David Harrison introduces Coco Reynolds of Marz Designs, one of ten nominees for the Temple & Webster Emerging Designer Award 2014. Voting starts on 2 May.
With a strong interest in craft based ideas and methods, Coco Reynolds has recently completed an intensive course at the Sturt School for Wood. By the time she graduated in Industrial Design from the University of Canberra in 2007, Reynolds had already completed a period of study at the Institute Europeo di Design in Milan and has subsequently worked across disciplines from graphic to furniture design for several Australian companies. In 2010 Reynolds set up Marz Designs to develop her own concepts and was rewarded by being selected as a finalist in 2011 Launch Pad Design Awards. Her ‘Bright Beads’ pendant light has attracted attention for its reinterpretation of traditional wood turning skills and this has encouraged Reynolds to gain personal expertise in woodworking.
Bright Beads pendant lights
What is your biggest motivator, muse or inspiration when you are designing?
Clever and interesting people, simple but smart design and most importantly, travel. I’ve received a great deal of inspiration through talking to people from all walks of life in many parts of the world. I find being away from my home country stimulating and it changes my perspective.
What has been the single most pivotal point or event in your design life so far?
Starting Marz Designs in 2010; like many things it started more as a passion project and since then it has gradually evolved. Marz gives me the opportunity to realise some of the concepts that are constantly developing in my mind and provides me a platform to produce and promote my work to the world.
Bright Beads pendant lights
What existing object or piece of furniture do you wish you had designed?
There are so many things I wish I had designed, where do I begin! I love all of Nendo’s incredibly clever products and furniture, Jaime Hayon’s decadent ‘Bisazza Bagno’ bathwares, Dieter Rams consumer products for Braun and Christopher Boots‘ stunning lighting. The list goes on and on.
The shades of the Thread Light attach to an ordinary steel threaded rod that allows the height and direction of light to be adjusted. It’s simple in construction and can be quickly and easily assembled on site and adapted to work in any space.
You recently completed a Craftsmanship of Woodwork course at Sturt School for Wood – what do you think this has added to your abilities as a designer?
My training at university was fairly hands-off, mainly theory based and focussed on computer aided industrial design. Learning those skills was extremely valuable and I still use CAD regularly however in hindsight I would have benefitted more from a hands-on and artistic approach to making. I found it quite challenging to take the leap from working purely computer based to actually making and prototyping my designs because I was so out of touch with materials and the manufacturing process.

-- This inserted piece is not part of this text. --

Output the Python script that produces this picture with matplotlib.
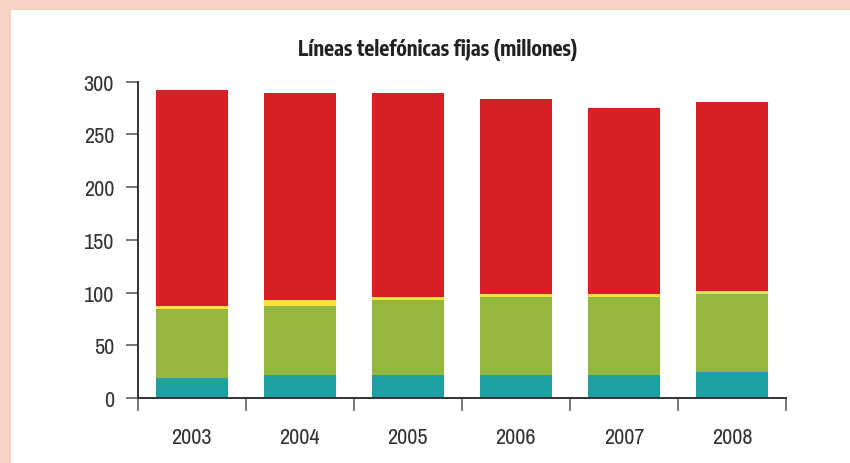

The woodworking course at the Sturt School for Wood provided me with skills to make the transition from designer to designer-maker. I think it’s really important to continually up-skill and learn about manufacturing methods and materials, whether they be old or new technologies. Studying at Sturt offered me the opportunity to work firsthand with wood, develop an understanding of woodworking and create highly crafted products. Pairing craft with industry is valuable knowledge.
The Mantis Lamp is made of 100% recyclable; copper, glass and bamboo. Orienting the direction of light is made simple through the use of a pivoting pin attached to the vertical.
Your ‘Bright Bead’ pendant lights were a big success for you. What inspired you to treat lighting like a necklace?
I developed the Bright Beads in conjunction with How We Create for Saturday InDesign 2013 as a case study to represent the relationship between designer and manufacturer. We used local wood turners to lathe the timber beads on the day which form the basis of the pendants, so everyone could witness first-hand the process in which they are made and an insight into what goes on behind the scenes.
The idea stemmed from making jewellery as a child, I would thread glass beads onto string to make necklaces and other embellishments. In the same way these pendants can be custom made to meet specific requirements, at any length and in any configuration.
The Twirl table lamp uses aluminium wire, anodised in various customised colours and arrayed around a central ring to create a support base.
Your Twirl table lamp and table have a much sharper look than your timber pieces but they recall string art from the 1970’s. Are humble crafts a source of inspiration for you?
Yes I think so, although not in a deliberate way. We grew up in a remote part of the upper Hunter Valley where television reception was very poor so we resorted to entertaining ourselves with crafts and I think an element of this sometimes seeps into my designs. I’ve always had a passion for the arts and creativity was encouraged at home and school. I suppose this is where it all started.